The best way to test the performance characteristics is to simply get the stock T2D SDK and setup a simple test-script that creates hundreds of them all staggered in time. Try to keep a specific number running at all times but make the function they call bare apart from a reschedule.

This would be a good prototype to run on the lower-end spec you expect to run at.

- Melv.
#2
01/08/2006 (2:36 pm)
Quote:It's not the schedules that would hurt performance
That sounds promising, so on the face of it, the idea is a goer.
Quote:so much as happens in the callback/script that gets actioned when the schedule is triggered.
Yeah, I figured that. When each one triggers it will check to see if the max number of enemy bullets are already on screen, and if not, call the function to fire one. It will then reschedule itself. So it's only going to be doing a relatively small amount of work.

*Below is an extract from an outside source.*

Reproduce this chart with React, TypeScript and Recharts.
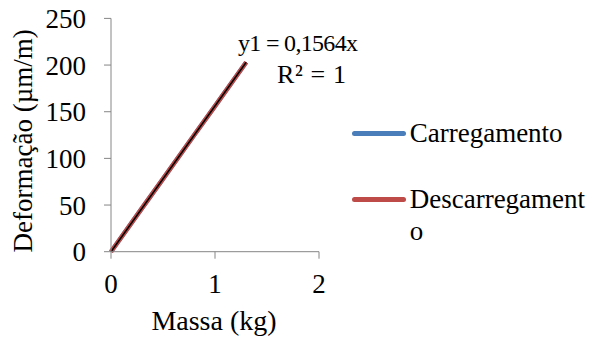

Looks like I'm really going to have to get hold of a low spec machine for testing. What's the wife going to say when I turn with yet *another* PC?? :)
#3
01/09/2006 (12:14 am)
Wives pretend they don't like miscellaneous electronic junk and computers around the house but they secretly do really. In-fact, the more the better. Or at least, that's what the devil on my shoulder keeps telling me. ;)

- Melv.
#4
01/10/2006 (11:06 am)
Little theory behind schedules:

All a schedule does is to post an Event to occur at a future simulation time...there is no per tick/frame overhead or anything for each of the scheduled events, other than checking the event queue itself to see if any have matured.
#5
01/10/2006 (12:18 pm)
That's good to hear :) I shall have a bash at adding schedules to each of my enemies and see how I get on.